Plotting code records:

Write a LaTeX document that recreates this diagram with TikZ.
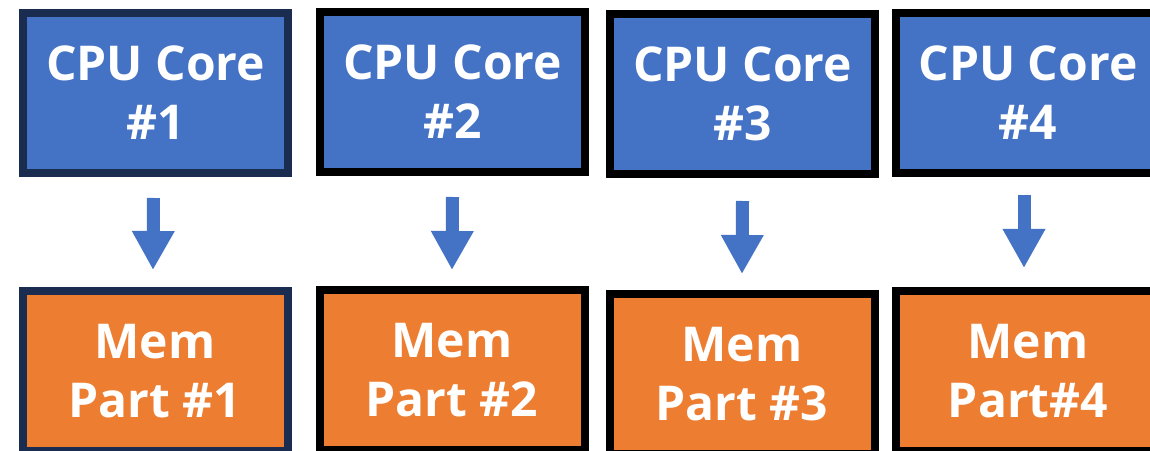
\documentclass[tikz,border=0pt]{standalone}
\usepackage{fontspec}
\setmainfont{Open Sans}
\usetikzlibrary{arrows.meta}
\definecolor{coreblue}{HTML}{4472C4}
\definecolor{memorange}{HTML}{ED7D31}
\definecolor{navy}{HTML}{1A2C50}
\tikzset{
  unitbox/.style={draw=black, line width=8pt, minimum width=265pt, minimum height=160pt,
    inner sep=0pt, align=center, text=white,
    font=\fontsize{48}{59}\selectfont\bfseries},
  corebox/.style={unitbox, fill=coreblue},
  membox/.style={unitbox, fill=memorange},
  firstunit/.style={draw=navy},
  blockarrow/.style={draw=coreblue, line width=13pt,
    -{Triangle[width=40pt,length=39pt,fill=coreblue]}}
}
\begin{document}
\begin{tikzpicture}[x=1pt,y=1pt]
  \useasboundingbox (0,0) rectangle (1150,450);
  \clip (0,0) rectangle (1150,450);
  \fill[white] (0,0) rectangle (1150,450);

  % CPU cores
  \node[corebox, firstunit] (c1) at (155.5,357) {CPU Core\\\#1};
  \node[corebox] (c2) at (452.5,358) {CPU Core\\\#2};
  \node[corebox] (c3) at (742.5,356) {CPU Core\\\#3};
  \node[corebox] (c4) at (1028,357) {CPU Core\\\#4};

  % memory partitions
  \node[membox, firstunit] (m1) at (155,79) {Mem\\Part \#1};
  \node[membox] (m2) at (452,80) {Mem\\Part \#2};
  \node[membox] (m3) at (742,76) {Mem\\Part \#3};
  \node[membox] (m4) at (1028,79) {Mem\\Part\#4};

  % core -> partition arrows
  \draw[blockarrow] ([xshift=-2pt,yshift=-21pt]c1.south) -- ([xshift=-2pt,yshift=17pt]m1.north);
  \draw[blockarrow] ([yshift=-21pt]c2.south) -- ([yshift=16pt]m2.north);
  \draw[blockarrow] ([yshift=-23pt]c3.south) -- ([yshift=16pt]m3.north);
  \draw[blockarrow] ([xshift=-4pt,yshift=-18pt]c4.south) -- ([xshift=-4pt,yshift=19pt]m4.north);
\end{tikzpicture}
\end{document}
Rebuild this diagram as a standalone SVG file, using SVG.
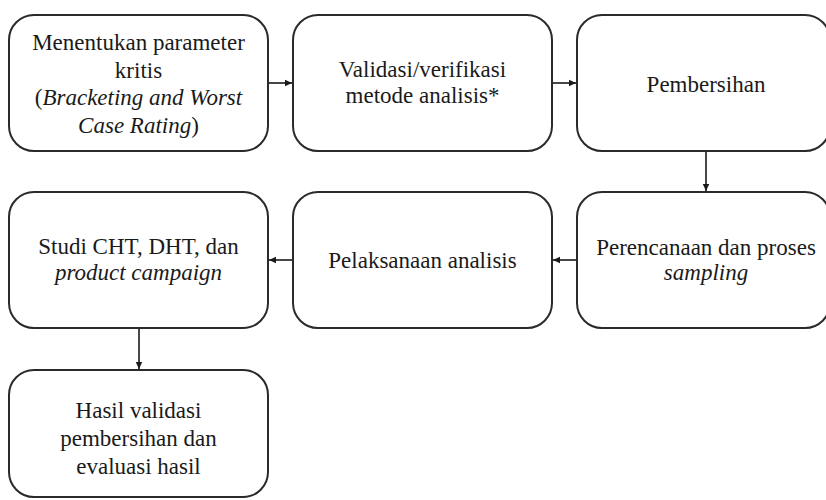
<svg xmlns="http://www.w3.org/2000/svg" width="826" height="500" viewBox="0 0 826 500">
<defs>
<style>
.box{fill:#fff;stroke:#2a2a2a;stroke-width:2}
.t{font-family:"Liberation Serif","Times New Roman",serif;font-size:23px;fill:#1a1a1a;text-anchor:middle}
.i{font-style:italic}
.c{stroke:#1a1a1a;stroke-width:1.6;fill:none;marker-end:url(#ah)}
</style>
<marker id="ah" markerWidth="8" markerHeight="8" refX="7" refY="4" orient="auto" markerUnits="userSpaceOnUse">
<path d="M0,0.8 L7,4 L0,7.2 Z" fill="#1a1a1a"/>
</marker>
</defs>
<rect width="826" height="500" fill="#fff"/>
<g id="connectors">
<line class="c" x1="268" y1="83" x2="292" y2="83"/>
<line class="c" x1="552" y1="83" x2="576" y2="83"/>
<line class="c" x1="706" y1="151" x2="706" y2="191"/>
<line class="c" x1="577" y1="260" x2="553" y2="260"/>
<line class="c" x1="293" y1="260" x2="269" y2="260"/>
<line class="c" x1="139" y1="328" x2="139" y2="369"/>
</g>
<g id="n1">
<rect class="box" x="9" y="15" width="259" height="136" rx="25"/>
<text class="t" x="138.5" y="50">Menentukan parameter</text>
<text class="t" x="138.5" y="77.5">kritis</text>
<text class="t" x="138.5" y="105">(<tspan class="i">Bracketing and Worst</tspan></text>
<text class="t" x="138.5" y="132.5"><tspan class="i">Case Rating</tspan>)</text>
</g>
<g id="n2">
<rect class="box" x="293" y="15" width="259" height="136" rx="25"/>
<text class="t" x="422.5" y="77">Validasi/verifikasi</text>
<text class="t" x="422.5" y="103">metode analisis*</text>
</g>
<g id="n3">
<rect class="box" x="577" y="15" width="253" height="136" rx="25"/>
<text class="t" x="706" y="92">Pembersihan</text>
</g>
<g id="n4">
<rect class="box" x="577" y="192" width="253" height="136" rx="25"/>
<text class="t" x="706" y="255">Perencanaan dan proses</text>
<text class="t i" x="706" y="280">sampling</text>
</g>
<g id="n5">
<rect class="box" x="293" y="192" width="259" height="136" rx="25"/>
<text class="t" x="422.5" y="268">Pelaksanaan analisis</text>
</g>
<g id="n6">
<rect class="box" x="9" y="192" width="259" height="136" rx="25"/>
<text class="t" x="138.5" y="254">Studi CHT, DHT, dan</text>
<text class="t i" x="138.5" y="280">product campaign</text>
</g>
<g id="n7">
<rect class="box" x="9" y="370" width="259" height="127" rx="25"/>
<text class="t" x="138.5" y="418">Hasil validasi</text>
<text class="t" x="138.5" y="446">pembersihan dan</text>
<text class="t" x="138.5" y="474">evaluasi hasil</text>
</g>
</svg>
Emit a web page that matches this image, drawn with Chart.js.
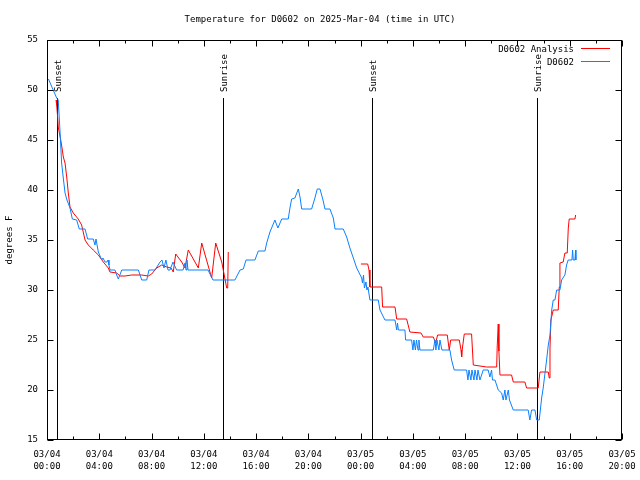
<!DOCTYPE html>
<html>
<head>
<meta charset="utf-8">
<script src="https://cdn.jsdelivr.net/npm/chart.js@4/dist/chart.umd.min.js"></script>
<style>
  html, body { margin: 0; padding: 0; background: #fff; }
</style>
</head>
<body>
<canvas id="tempChart" width="640" height="480"></canvas>
<script>
// hours since 03/04 00:00 UTC
const obsHours = [
  0.11, 0.74, 0.86, 0.99, 1.12, 1.22, 1.38, 1.53, 1.76, 1.94,
  2.27, 2.47, 2.91, 3.11, 3.54, 3.67, 3.75, 3.83, 3.93, 4.19,
  4.28, 4.44, 4.59, 4.67, 4.74, 4.82, 5.20, 5.33, 5.46, 5.72,
  6.99, 7.25, 7.63, 7.80, 8.26, 8.65, 8.80, 8.95, 9.10, 9.26,
  9.41, 9.64, 9.92, 10.41, 10.56, 10.64, 10.71, 10.79, 12.32, 12.70,
  14.38, 14.77, 15.02, 15.23, 15.91, 16.17, 16.68, 16.81, 17.06, 17.44,
  17.67, 17.96, 18.46, 18.59, 18.72, 18.97, 19.23, 19.36, 19.49, 20.25,
  20.50, 20.68, 20.89, 21.12, 21.27, 21.65, 21.91, 22.04, 22.67, 22.93,
  23.18, 23.44, 23.70, 24.08, 24.14, 24.22, 24.29, 24.41, 24.48, 24.56,
  24.71, 25.35, 25.48, 25.86, 26.63, 26.76, 26.82, 26.89, 27.39, 27.44,
  27.90, 28.00, 28.08, 28.19, 28.27, 28.39, 28.46, 28.54, 29.56, 29.69,
  29.76, 29.84, 29.99, 30.07, 30.22, 30.83, 30.96, 31.16, 32.11, 32.21,
  32.29, 32.44, 32.52, 32.67, 32.75, 32.90, 32.98, 33.13, 33.38, 33.76,
  33.89, 34.02, 34.09, 34.28, 34.53, 34.79, 34.91, 35.04, 35.12, 35.30,
  35.39, 35.42, 35.68, 36.82, 36.95, 37.08, 37.34, 37.47, 37.67, 37.85,
  37.97, 38.23, 38.36, 38.49, 38.62, 38.74, 38.87, 39.00, 39.25, 39.38,
  39.63, 39.76, 39.88, 40.17, 40.22, 40.27, 40.40, 40.45, 40.47
];
const obsTemps = [
  51.1, 49.2, 49, 46, 42.7, 41.5, 39.7, 39, 38.2, 37.1,
  37, 36.1, 36.1, 35.1, 35.1, 34.5, 35.1, 34.5, 33.8, 33,
  33.2, 32.8, 32.8, 33, 32.5, 32, 32, 31.5, 31.1, 32,
  32, 31, 31, 32, 32, 32.8, 33, 32.2, 33, 32,
  32, 32.8, 32, 32, 32.7, 32, 33, 32, 32, 31,
  31, 32, 32.1, 33, 33, 33.9, 33.9, 34.7, 35.8, 37,
  36.2, 37.1, 37.1, 38.2, 39.1, 39.2, 40.1, 39.3, 38.1, 38.1,
  39.2, 40.1, 40.1, 39, 38.1, 38.1, 37.2, 36.1, 36.1, 35.3,
  34.2, 33.2, 32.2, 31.2, 30.7, 31.5, 30.2, 30.8, 30, 30.3,
  29, 29, 28, 27, 27, 26, 26.7, 26, 26, 25,
  25, 24, 25, 24, 25, 24, 25, 24, 24, 25,
  24, 25, 24, 25, 24, 24, 23, 22, 22, 21,
  22, 21, 22, 21, 22, 21, 22, 21, 22, 22,
  21.3, 22, 21, 21, 20, 19.7, 19, 20, 19, 20,
  19, 19, 18, 18, 17, 18, 18, 17, 17, 19.2,
  20.2, 23, 24.5, 25.5, 28, 29, 29, 30, 30, 31,
  31.5, 32.5, 33, 33, 34, 33, 33, 34, 33
];

const anaHours = [
  0.69, 0.74, 0.82, 0.86, 1.05, 1.15, 1.25, 1.38, 1.51, 1.63,
  1.76, 2.01, 2.39, 2.65, 2.91, 3.16, 3.54, 3.93, 4.31, 4.69,
  4.82, 5.33, 5.59, 5.97, 6.48, 7.25, 7.75, 8.01, 8.39, 8.78,
  9.16, 9.49, 9.66, 9.85, 10.31, 10.56, 10.81, 11.58, 11.84, 12.60,
  12.91, 13.37, 13.49, 13.75, 13.83, 13.87,
  18.00,
  24.02, 24.54, 24.64, 24.71, 25.61, 25.68, 26.63, 26.76, 27.52, 27.77,
  28.62, 28.79, 29.56, 29.74, 29.89, 30.63, 30.78, 30.89, 31.55, 31.68,
  31.73, 31.77, 31.93, 32.49, 32.62, 33.64, 34.41, 34.45, 34.53, 34.58,
  34.66, 35.55, 35.68, 36.57, 36.70, 37.59, 37.72, 38.36, 38.43, 38.49,
  38.56, 38.74, 39.12, 39.20, 39.25, 39.50, 39.63, 39.81, 39.89, 39.96,
  40.40, 40.45
];
const anaTemps = [
  49, 48.5, 47.2, 46.3, 45, 44.2, 43.3, 42.7, 41.3, 39.7,
  38.3, 37.7, 37.1, 36.5, 35, 34.5, 34, 33.5, 32.8, 32.2,
  31.8, 31.7, 31.4, 31.4, 31.5, 31.5, 31.4, 31.6, 32.2, 32.5,
  32.3, 32.2, 31.8, 33.6, 32.8, 32.2, 34, 32.2, 34.7, 31.2,
  34.7, 32.8, 32, 30.2, 30.2, 33.8,
  null,
  32.6, 32.6, 32, 30.3, 30.3, 28.3, 28.3, 27.1, 27.1, 25.8,
  25.7, 25.3, 25.3, 24.7, 25.5, 25.5, 24, 25, 25, 24,
  23.3, 24, 25.6, 25.6, 22.5, 22.3, 22.3, 24.3, 26.6, 23.9,
  21.5, 21.5, 20.8, 20.8, 20.2, 20.2, 21.8, 21.8, 21.2, 24.2,
  27, 28, 28, 30.3, 32.7, 32.8, 33.7, 33.7, 36.2, 37.1,
  37.1, 37.5
];

const sunHours = [0.79, 13.44, 24.84, 37.47];
const sunLabels = ["Sunset", "Sunrise", "Sunset", "Sunrise"];
const dayLabels = ["03/04", "03/05"];
const yTicks = [15, 20, 25, 30, 35, 40, 45, 50, 55];

const FONT = "'DejaVu Sans Mono', 'Liberation Mono', monospace";
Chart.defaults.font.family = FONT;
Chart.defaults.font.size = 9;
Chart.defaults.color = "#000";

// gnuplot-like frame, inward ticks, sun lines and key
const gnuplotLook = {
  id: "gnuplotLook",
  beforeDatasetsDraw(chart) {
    const { ctx, chartArea: a, scales: { x } } = chart;
    ctx.save();
    ctx.strokeStyle = "#000";
    ctx.lineWidth = 1;
    sunHours.forEach(h => {
      const px = Math.round(x.getPixelForValue(h)) + 0.5;
      ctx.beginPath();
      ctx.moveTo(px, 98);
      ctx.lineTo(px, a.bottom);
      ctx.stroke();
    });
    ctx.restore();
  },
  afterDraw(chart) {
    const { ctx, chartArea: a, scales: { x, y } } = chart;
    ctx.save();
    ctx.strokeStyle = "#000";
    ctx.lineWidth = 1;
    const L = Math.round(a.left) + 0.5, R = Math.round(a.right) - 0.5;
    const T = Math.round(a.top) + 0.5, B = Math.round(a.bottom) - 0.5;
    ctx.strokeRect(L, T, R - L, B - T);

    ctx.beginPath();
    yTicks.forEach(v => {
      const py = Math.round(y.getPixelForValue(v)) + 0.5;
      ctx.moveTo(L, py); ctx.lineTo(L + 6, py);
      ctx.moveTo(R, py); ctx.lineTo(R - 6, py);
    });
    for (let h = 0; h <= 44; h += 2) {
      const px = Math.round(x.getPixelForValue(h)) + 0.5;
      const len = h % 4 === 0 ? 6 : 3;
      ctx.moveTo(px, B); ctx.lineTo(px, B - len);
      ctx.moveTo(px, T); ctx.lineTo(px, T + len);
    }
    ctx.stroke();

    ctx.font = "9px " + FONT;
    ctx.fillStyle = "#000";
    sunLabels.forEach((lab, i) => {
      const px = Math.round(x.getPixelForValue(sunHours[i]));
      ctx.save();
      ctx.translate(px + 2, 92);
      ctx.rotate(-Math.PI / 2);
      ctx.textAlign = "left";
      ctx.textBaseline = "middle";
      ctx.fillText(lab, 0, 0);
      ctx.restore();
    });

    // key, top right
    const keys = [["D0602 Analysis", "#ff0000"], ["D0602", "#0a80ff"]];
    ctx.textAlign = "right";
    ctx.textBaseline = "middle";
    keys.forEach(([txt, col], i) => {
      const ky = 50 + i * 13;
      ctx.fillStyle = "#000";
      ctx.fillText(txt, 574, ky);
      ctx.strokeStyle = col;
      ctx.beginPath();
      ctx.moveTo(581, ky - 1.5);
      ctx.lineTo(610, ky - 1.5);
      ctx.stroke();
    });
    ctx.restore();
  }
};

const tempData = {
  datasets: [
    {
      label: "D0602 Analysis",
      data: anaHours.map((h, i) => ({ x: h, y: anaTemps[i] })),
      borderColor: "#ff0000",
      borderWidth: 1,
      pointRadius: 0,
      spanGaps: false,
      order: 2
    },
    {
      label: "D0602",
      data: obsHours.map((h, i) => ({ x: h, y: obsTemps[i] })),
      borderColor: "#0a80ff",
      borderWidth: 1,
      pointRadius: 0,
      order: 1
    }
  ]
};

const tempConfig = {
  type: "line",
  data: tempData,
  options: {
    responsive: false,
    animation: false,
    layout: { padding: 0 },
    plugins: {
      legend: { display: false },
      tooltip: { enabled: false },
      title: {
        display: true,
        text: "Temperature for D0602 on 2025-Mar-04 (time in UTC)",
        font: { size: 9, weight: "normal" },
        color: "#000",
        padding: { top: 14.6, bottom: 14.6 }
      }
    },
    scales: {
      x: {
        type: "linear",
        min: 0,
        max: 44,
        grid: { display: false, drawTicks: false },
        border: { display: false },
        ticks: {
          stepSize: 4,
          autoSkip: false,
          maxRotation: 0,
          padding: 8.5,
          font: { size: 9, lineHeight: 1.33 },
          callback: v => {
            const day = Math.floor(v / 24);
            const hh = String(v % 24).padStart(2, "0");
            return [dayLabels[day], hh + ":00"];
          }
        },
        afterFit: s => {
          s.height = 40;
          s.paddingLeft = 0;
          s.paddingRight = 18;
        }
      },
      y: {
        min: 15,
        max: 55,
        grid: { display: false, drawTicks: false },
        border: { display: false },
        ticks: { stepSize: 5, padding: 9, font: { size: 9 } },
        title: {
          display: true,
          text: "degrees F",
          font: { size: 9 },
          padding: { top: 4.6, bottom: 0 }
        },
        afterFit: s => { s.width = 47; }
      }
    }
  },
  plugins: [gnuplotLook]
};

var tempChart = new Chart(document.getElementById("tempChart"), tempConfig);
</script>
</body>
</html>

## Exercise aim
Repeat the records above exactly, from the first line through the line that contains "(c4) at (1028,357)", and leave out the pictures.

## Response
Write a LaTeX document that recreates this diagram with TikZ.
\documentclass[tikz,border=0pt]{standalone}
\usepackage{fontspec}
\setmainfont{Open Sans}
\usetikzlibrary{arrows.meta}
\definecolor{coreblue}{HTML}{4472C4}
\definecolor{memorange}{HTML}{ED7D31}
\definecolor{navy}{HTML}{1A2C50}
\tikzset{
  unitbox/.style={draw=black, line width=8pt, minimum width=265pt, minimum height=160pt,
    inner sep=0pt, align=center, text=white,
    font=\fontsize{48}{59}\selectfont\bfseries},
  corebox/.style={unitbox, fill=coreblue},
  membox/.style={unitbox, fill=memorange},
  firstunit/.style={draw=navy},
  blockarrow/.style={draw=coreblue, line width=13pt,
    -{Triangle[width=40pt,length=39pt,fill=coreblue]}}
}
\begin{document}
\begin{tikzpicture}[x=1pt,y=1pt]
  \useasboundingbox (0,0) rectangle (1150,450);
  \clip (0,0) rectangle (1150,450);
  \fill[white] (0,0) rectangle (1150,450);

  % CPU cores
  \node[corebox, firstunit] (c1) at (155.5,357) {CPU Core\\\#1};
  \node[corebox] (c2) at (452.5,358) {CPU Core\\\#2};
  \node[corebox] (c3) at (742.5,356) {CPU Core\\\#3};
  \node[corebox] (c4) at (1028,357) {CPU Core\\\#4};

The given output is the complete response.